Other peoples' ideas were totally ok. just not home grown wisdom, or clue or even inkling. "don't let me catch you having any notions, or you'll not be able to sit down for a week” she would say.

I think I was 11 and Sasha was probably 7 when we first were sent out on the streets to panhandle for some thoughts. the phrase "a penny for them" was not an idle one. we left the house with a purse full of old coins, and woe betide us if we did not return with our brains brimming with burgeoning propositions, to put to her.

Would the sun come up tomorrow? what should we have for dinner? why were people mean? How could you clean up after a cat? what was well tempered? how many lies had Boris Johnsen told? was democracy doomed? should we stop advertising on social media? did 5G infect people? Should you put peas in paella? did people really land on the moon? did the Illuminati  convene Bretton Woods? are there more integers that irrational numbers? was that true before? If a computer proved something, why should we humans believe it? what would guarantee her sourdough would work every time? you know the sort of thing.

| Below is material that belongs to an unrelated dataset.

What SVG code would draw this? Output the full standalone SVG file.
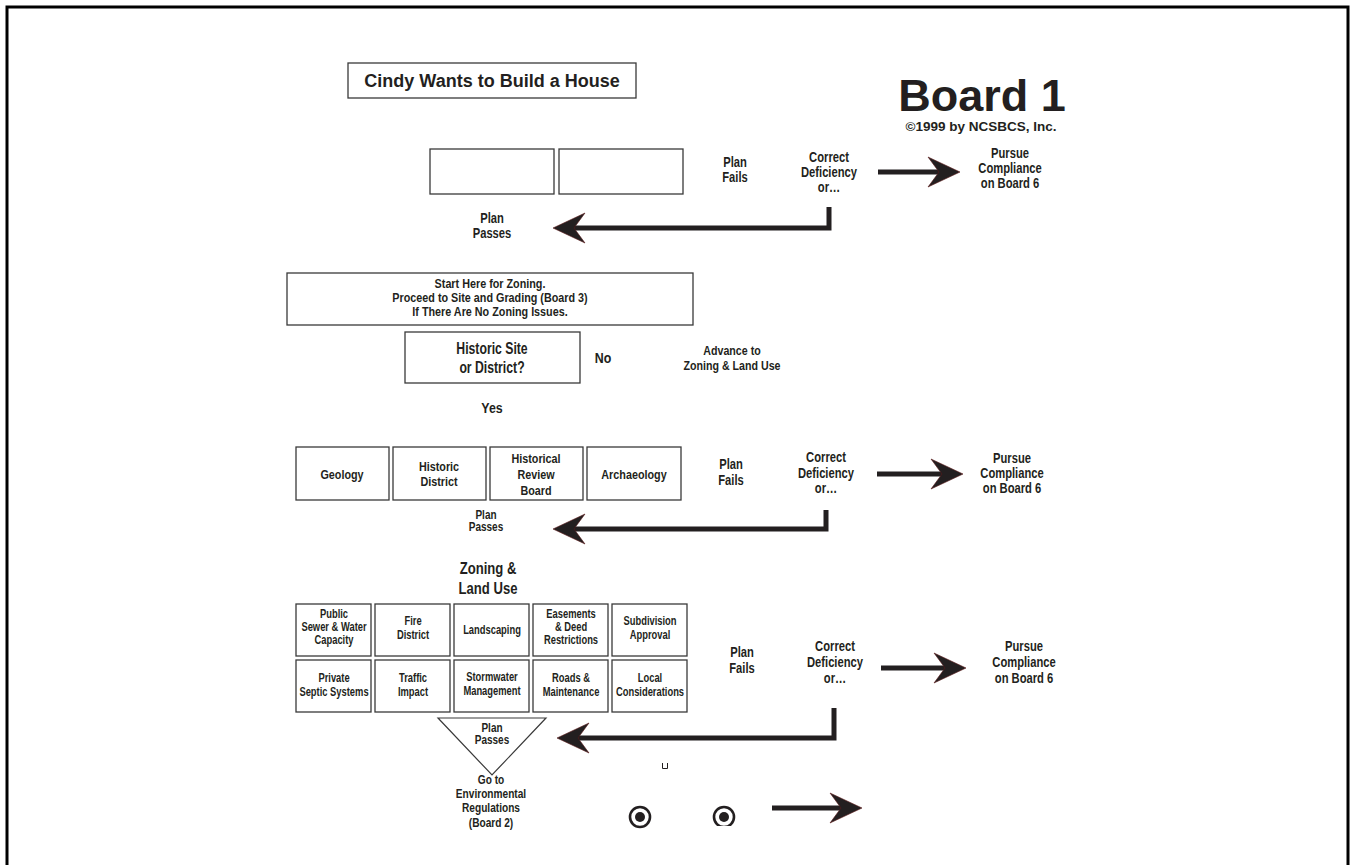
<svg xmlns="http://www.w3.org/2000/svg" width="1351" height="865" viewBox="0 0 1351 865">
<style>
.bx{fill:#fff;stroke:#3a3a3a;stroke-width:1.3}
.t{font-family:"Liberation Sans",Arial,sans-serif;font-weight:bold;fill:#231f20;text-anchor:middle}
.l{font-size:14px}.g{font-size:12.5px}.m{font-size:13.5px}.k{font-size:13px}.b{font-size:17px}.p{font-size:12.5px}
.h{font-family:"Liberation Sans",Arial,sans-serif;font-weight:bold;fill:#231f20;text-anchor:middle}
.ar{fill:none;stroke:#231f20;stroke-width:5}
</style>
<defs>
<marker id="ah" viewBox="-33 -16 34 32" markerWidth="34" markerHeight="32" refX="-15" refY="0" markerUnits="userSpaceOnUse" orient="auto">
<path d="M0,0 L-32,-15 L-21,0 L-32,15 Z" fill="#231f20" stroke="#5a1a1a" stroke-width="0.6"/>
</marker>
<clipPath id="clipc"><rect x="700" y="790" width="60" height="36"/></clipPath>
</defs>
<rect width="1351" height="865" fill="#fff"/>
<path d="M7,870 V7 H1348 V870" fill="none" stroke="#000" stroke-width="3"/>

<g id="title"><rect class="bx" x="348" y="63" width="288" height="35"/><text class="h" x="492" y="87" font-size="18" fill="#2a2a2a">Cindy Wants to Build a House</text></g>
<g id="board"><text class="h" x="982" y="111" font-size="45">Board 1</text><text class="h" x="981" y="131" font-size="13.5">©1999 by NCSBCS, Inc.</text></g>

<g id="r1box1"><rect class="bx" x="430" y="149" width="124" height="45"/></g>
<g id="r1box2"><rect class="bx" x="559" y="149" width="124" height="45"/></g>
<g id="r1fails" transform="translate(735 0) scale(0.8 1)"><text class="t l" x="0" y="167">Plan</text><text class="t l" x="0" y="182">Fails</text></g>
<g id="r1correct" transform="translate(829 0) scale(0.8 1)"><text class="t l" x="0" y="162">Correct</text><text class="t l" x="0" y="177">Deficiency</text><text class="t l" x="0" y="192">or…</text></g>
<g id="r1pursue" transform="translate(1010 0) scale(0.8 1)"><text class="t l" x="0" y="158">Pursue</text><text class="t l" x="0" y="173">Compliance</text><text class="t l" x="0" y="188">on Board 6</text></g>
<g id="r1passes" transform="translate(492 0) scale(0.8 1)"><text class="t l" x="0" y="223">Plan</text><text class="t l" x="0" y="238">Passes</text></g>

<g id="start"><rect class="bx" x="287" y="273" width="406" height="52"/><g transform="translate(490 0) scale(0.83 1)"><text class="t k" x="0" y="288">Start Here for Zoning.</text><text class="t k" x="0" y="302">Proceed to Site and Grading (Board 3)</text><text class="t k" x="0" y="316">If There Are No Zoning Issues.</text></g></g>
<g id="historic"><rect class="bx" x="405" y="332" width="175" height="51"/><g transform="translate(492 0) scale(0.72 1)"><text class="t b" x="0" y="354">Historic Site</text><text class="t b" x="0" y="373">or District?</text></g></g>
<g id="no" transform="translate(603 0) scale(0.8 1)"><text class="t" font-size="15.5" x="0" y="363">No</text></g>
<g id="advance" transform="translate(732 0) scale(0.82 1)"><text class="t k" x="0" y="355">Advance to</text><text class="t k" x="0" y="370">Zoning &amp; Land Use</text></g>
<g id="yes" transform="translate(492 0) scale(0.8 1)"><text class="t" font-size="15.5" x="0" y="413">Yes</text></g>

<g id="geology"><rect class="bx" x="296" y="447" width="93" height="53"/><text class="t m" transform="translate(342 0) scale(0.8 1)" x="0" y="479">Geology</text></g>
<g id="hdistrict"><rect class="bx" x="393" y="447" width="93" height="53"/><g transform="translate(439 0) scale(0.8 1)"><text class="t m" x="0" y="471">Historic</text><text class="t m" x="0" y="486">District</text></g></g>
<g id="hreview"><rect class="bx" x="490" y="447" width="93" height="53"/><g transform="translate(536 0) scale(0.8 1)"><text class="t m" x="0" y="463">Historical</text><text class="t m" x="0" y="479">Review</text><text class="t m" x="0" y="495">Board</text></g></g>
<g id="archaeology"><rect class="bx" x="587" y="447" width="94" height="53"/><text class="t m" transform="translate(634 0) scale(0.8 1)" x="0" y="479">Archaeology</text></g>
<g id="r2fails" transform="translate(731 0) scale(0.8 1)"><text class="t l" x="0" y="469">Plan</text><text class="t l" x="0" y="485">Fails</text></g>
<g id="r2correct" transform="translate(826 0) scale(0.8 1)"><text class="t l" x="0" y="462">Correct</text><text class="t l" x="0" y="478">Deficiency</text><text class="t l" x="0" y="493">or…</text></g>
<g id="r2pursue" transform="translate(1012 0) scale(0.8 1)"><text class="t l" x="0" y="463">Pursue</text><text class="t l" x="0" y="478">Compliance</text><text class="t l" x="0" y="493">on Board 6</text></g>
<g id="r2passes" transform="translate(486 0) scale(0.8 1)"><text class="t p" x="0" y="519">Plan</text><text class="t p" x="0" y="531">Passes</text></g>
<g id="zoning" transform="translate(488 0) scale(0.77 1)"><text class="t b" x="0" y="574">Zoning &amp;</text><text class="t b" x="0" y="594">Land Use</text></g>

<g id="sewer"><rect class="bx" x="296" y="604" width="75" height="52"/><g transform="translate(334 0) scale(0.75 1)"><text class="t g" x="0" y="618">Public</text><text class="t g" x="0" y="631">Sewer &amp; Water</text><text class="t g" x="0" y="644">Capacity</text></g></g>
<g id="fire"><rect class="bx" x="375" y="604" width="75" height="52"/><g transform="translate(413 0) scale(0.75 1)"><text class="t g" x="0" y="625">Fire</text><text class="t g" x="0" y="639">District</text></g></g>
<g id="landscaping"><rect class="bx" x="454" y="604" width="75" height="52"/><text class="t g" transform="translate(492 0) scale(0.75 1)" x="0" y="634">Landscaping</text></g>
<g id="easements"><rect class="bx" x="533" y="604" width="75" height="52"/><g transform="translate(571 0) scale(0.75 1)"><text class="t g" x="0" y="618">Easements</text><text class="t g" x="0" y="631">&amp; Deed</text><text class="t g" x="0" y="644">Restrictions</text></g></g>
<g id="subdivision"><rect class="bx" x="612" y="604" width="75" height="52"/><g transform="translate(650 0) scale(0.75 1)"><text class="t g" x="0" y="625">Subdivision</text><text class="t g" x="0" y="639">Approval</text></g></g>
<g id="septic"><rect class="bx" x="296" y="660" width="75" height="52"/><g transform="translate(334 0) scale(0.75 1)"><text class="t g" x="0" y="682">Private</text><text class="t g" x="0" y="696">Septic Systems</text></g></g>
<g id="traffic"><rect class="bx" x="375" y="660" width="75" height="52"/><g transform="translate(413 0) scale(0.75 1)"><text class="t g" x="0" y="682">Traffic</text><text class="t g" x="0" y="696">Impact</text></g></g>
<g id="stormwater"><rect class="bx" x="454" y="660" width="75" height="52"/><g transform="translate(492 0) scale(0.75 1)"><text class="t g" x="0" y="681">Stormwater</text><text class="t g" x="0" y="695">Management</text></g></g>
<g id="roads"><rect class="bx" x="533" y="660" width="75" height="52"/><g transform="translate(571 0) scale(0.75 1)"><text class="t g" x="0" y="682">Roads &amp;</text><text class="t g" x="0" y="696">Maintenance</text></g></g>
<g id="local"><rect class="bx" x="612" y="660" width="75" height="52"/><g transform="translate(650 0) scale(0.75 1)"><text class="t g" x="0" y="682">Local</text><text class="t g" x="0" y="696">Considerations</text></g></g>

<g id="r3passes"><path d="M438,718 H546 L492,775 Z" fill="#fff" stroke="#3a3a3a" stroke-width="1.2"/><g transform="translate(492 0) scale(0.8 1)"><text class="t p" x="0" y="732">Plan</text><text class="t p" x="0" y="744">Passes</text></g></g>
<g id="goto" transform="translate(491 0) scale(0.78 1)"><text class="t k" x="0" y="784">Go to</text><text class="t k" x="0" y="798">Environmental</text><text class="t k" x="0" y="812">Regulations</text><text class="t k" x="0" y="827">(Board 2)</text></g>
<g id="r3fails" transform="translate(742 0) scale(0.8 1)"><text class="t l" x="0" y="657">Plan</text><text class="t l" x="0" y="673">Fails</text></g>
<g id="r3correct" transform="translate(835 0) scale(0.8 1)"><text class="t l" x="0" y="651">Correct</text><text class="t l" x="0" y="667">Deficiency</text><text class="t l" x="0" y="683">or…</text></g>
<g id="r3pursue" transform="translate(1024 0) scale(0.8 1)"><text class="t l" x="0" y="651">Pursue</text><text class="t l" x="0" y="667">Compliance</text><text class="t l" x="0" y="683">on Board 6</text></g>

<g id="mark"><path d="M662.5,763 V768.5 H667.5 V763" fill="none" stroke="#231f20" stroke-width="1"/></g>
<g id="circle1"><circle cx="640" cy="817" r="10" fill="#fff" stroke="#231f20" stroke-width="2.6"/><circle cx="640" cy="817" r="5" fill="#231f20"/></g>
<g id="circle2" clip-path="url(#clipc)"><circle cx="724" cy="817" r="10" fill="#fff" stroke="#231f20" stroke-width="2.6"/><circle cx="724" cy="817" r="5" fill="#231f20"/></g>

<g id="connectors">
<path class="ar" d="M878,172 H945" marker-end="url(#ah)"/>
<path class="ar" d="M829,207 V228 H568" marker-end="url(#ah)"/>
<path class="ar" d="M877,474 H948" marker-end="url(#ah)"/>
<path class="ar" d="M826,510 V529 H568" marker-end="url(#ah)"/>
<path class="ar" d="M881,668 H951" marker-end="url(#ah)"/>
<path class="ar" d="M834,708 V738 H572" marker-end="url(#ah)"/>
<path class="ar" d="M772,808 H847" marker-end="url(#ah)"/>
</g>
</svg>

I began to wonder what she did with all these answers we bought back. firstly, even after only one year,  there must be so many things to recall - how did she organise these into some structure, the way the rooms of the house all served special purposes, or the streets of the city made sense when you wanted to get to the cathedral, or the stock exchange or the fish market or the street we did most of our begging on, Fleet Street.

In olden times, someone told us, you could hear a lot of stories here that were important parts of everyone's knowledge, to know how to comport themselves, and to choose different paths in life, and generally make decisions that would benefit oneself but also, all the people around one. But now, we learned, things had become much less certain. We had to ask about uncertainty, and got lost for a while in the wonders of quantum physics, until a  naive looking priest explained to us about priors and posteriors (we thought he looked a bit like a nun with a big backside so we had a laugh about that).

And now we are lost as we cannot figure out what to believe. and mother won't help. she asks us why we need to believe one thing more than another. why can't we just know lots of things that are false and lots of things that are true? is it not enough just to accumulate knowledge whether it is right or wrong? who are we to make value judgements, she exclaimed often.

I wonder if the problem was that she had no idea who our father was. Of course we do. everyone told us. But that was the one thing she wouldn't hear.